**Aim of the exercise:**
Write out the data again exactly, skipping every picture.

** BEGIN Data shown **

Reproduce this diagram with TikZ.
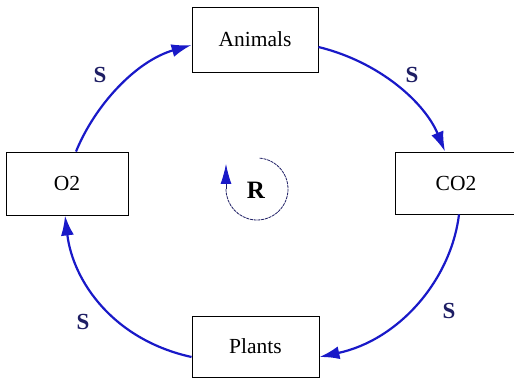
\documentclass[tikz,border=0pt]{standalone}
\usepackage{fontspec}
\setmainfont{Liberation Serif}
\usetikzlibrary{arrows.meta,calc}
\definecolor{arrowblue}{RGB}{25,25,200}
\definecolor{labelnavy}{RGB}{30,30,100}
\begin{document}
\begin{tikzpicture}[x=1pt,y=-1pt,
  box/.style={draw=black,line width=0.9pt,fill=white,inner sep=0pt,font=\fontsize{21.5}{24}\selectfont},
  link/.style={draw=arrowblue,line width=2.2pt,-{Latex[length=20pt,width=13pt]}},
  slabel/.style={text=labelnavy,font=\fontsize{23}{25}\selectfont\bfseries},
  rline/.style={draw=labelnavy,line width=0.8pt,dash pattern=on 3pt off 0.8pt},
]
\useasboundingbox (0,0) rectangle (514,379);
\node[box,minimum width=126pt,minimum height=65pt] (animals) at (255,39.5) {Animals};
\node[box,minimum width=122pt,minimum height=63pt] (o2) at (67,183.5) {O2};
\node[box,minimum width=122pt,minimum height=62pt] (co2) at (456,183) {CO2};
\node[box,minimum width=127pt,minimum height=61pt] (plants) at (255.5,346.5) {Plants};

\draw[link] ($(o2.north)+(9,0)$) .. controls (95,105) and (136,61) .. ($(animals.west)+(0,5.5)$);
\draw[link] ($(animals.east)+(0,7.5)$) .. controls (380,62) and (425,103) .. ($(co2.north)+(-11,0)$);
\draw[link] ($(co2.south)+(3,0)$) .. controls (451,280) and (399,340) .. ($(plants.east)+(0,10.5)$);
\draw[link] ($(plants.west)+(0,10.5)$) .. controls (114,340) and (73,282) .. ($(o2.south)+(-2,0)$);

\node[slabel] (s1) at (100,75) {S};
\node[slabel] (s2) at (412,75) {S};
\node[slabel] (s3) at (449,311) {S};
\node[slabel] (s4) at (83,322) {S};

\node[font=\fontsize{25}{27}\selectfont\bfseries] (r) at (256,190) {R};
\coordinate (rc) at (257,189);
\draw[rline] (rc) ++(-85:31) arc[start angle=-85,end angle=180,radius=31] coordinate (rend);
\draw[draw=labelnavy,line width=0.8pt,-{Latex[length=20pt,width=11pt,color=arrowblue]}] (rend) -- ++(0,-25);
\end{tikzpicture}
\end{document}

** END Data shown **

**Reply:**
Reproduce this diagram with TikZ.
\documentclass[tikz,border=0pt]{standalone}
\usepackage{fontspec}
\setmainfont{Liberation Serif}
\usetikzlibrary{arrows.meta,calc}
\definecolor{arrowblue}{RGB}{25,25,200}
\definecolor{labelnavy}{RGB}{30,30,100}
\begin{document}
\begin{tikzpicture}[x=1pt,y=-1pt,
  box/.style={draw=black,line width=0.9pt,fill=white,inner sep=0pt,font=\fontsize{21.5}{24}\selectfont},
  link/.style={draw=arrowblue,line width=2.2pt,-{Latex[length=20pt,width=13pt]}},
  slabel/.style={text=labelnavy,font=\fontsize{23}{25}\selectfont\bfseries},
  rline/.style={draw=labelnavy,line width=0.8pt,dash pattern=on 3pt off 0.8pt},
]
\useasboundingbox (0,0) rectangle (514,379);
\node[box,minimum width=126pt,minimum height=65pt] (animals) at (255,39.5) {Animals};
\node[box,minimum width=122pt,minimum height=63pt] (o2) at (67,183.5) {O2};
\node[box,minimum width=122pt,minimum height=62pt] (co2) at (456,183) {CO2};
\node[box,minimum width=127pt,minimum height=61pt] (plants) at (255.5,346.5) {Plants};

\draw[link] ($(o2.north)+(9,0)$) .. controls (95,105) and (136,61) .. ($(animals.west)+(0,5.5)$);
\draw[link] ($(animals.east)+(0,7.5)$) .. controls (380,62) and (425,103) .. ($(co2.north)+(-11,0)$);
\draw[link] ($(co2.south)+(3,0)$) .. controls (451,280) and (399,340) .. ($(plants.east)+(0,10.5)$);
\draw[link] ($(plants.west)+(0,10.5)$) .. controls (114,340) and (73,282) .. ($(o2.south)+(-2,0)$);

\node[slabel] (s1) at (100,75) {S};
\node[slabel] (s2) at (412,75) {S};
\node[slabel] (s3) at (449,311) {S};
\node[slabel] (s4) at (83,322) {S};

\node[font=\fontsize{25}{27}\selectfont\bfseries] (r) at (256,190) {R};
\coordinate (rc) at (257,189);
\draw[rline] (rc) ++(-85:31) arc[start angle=-85,end angle=180,radius=31] coordinate (rend);
\draw[draw=labelnavy,line width=0.8pt,-{Latex[length=20pt,width=11pt,color=arrowblue]}] (rend) -- ++(0,-25);
\end{tikzpicture}
\end{document}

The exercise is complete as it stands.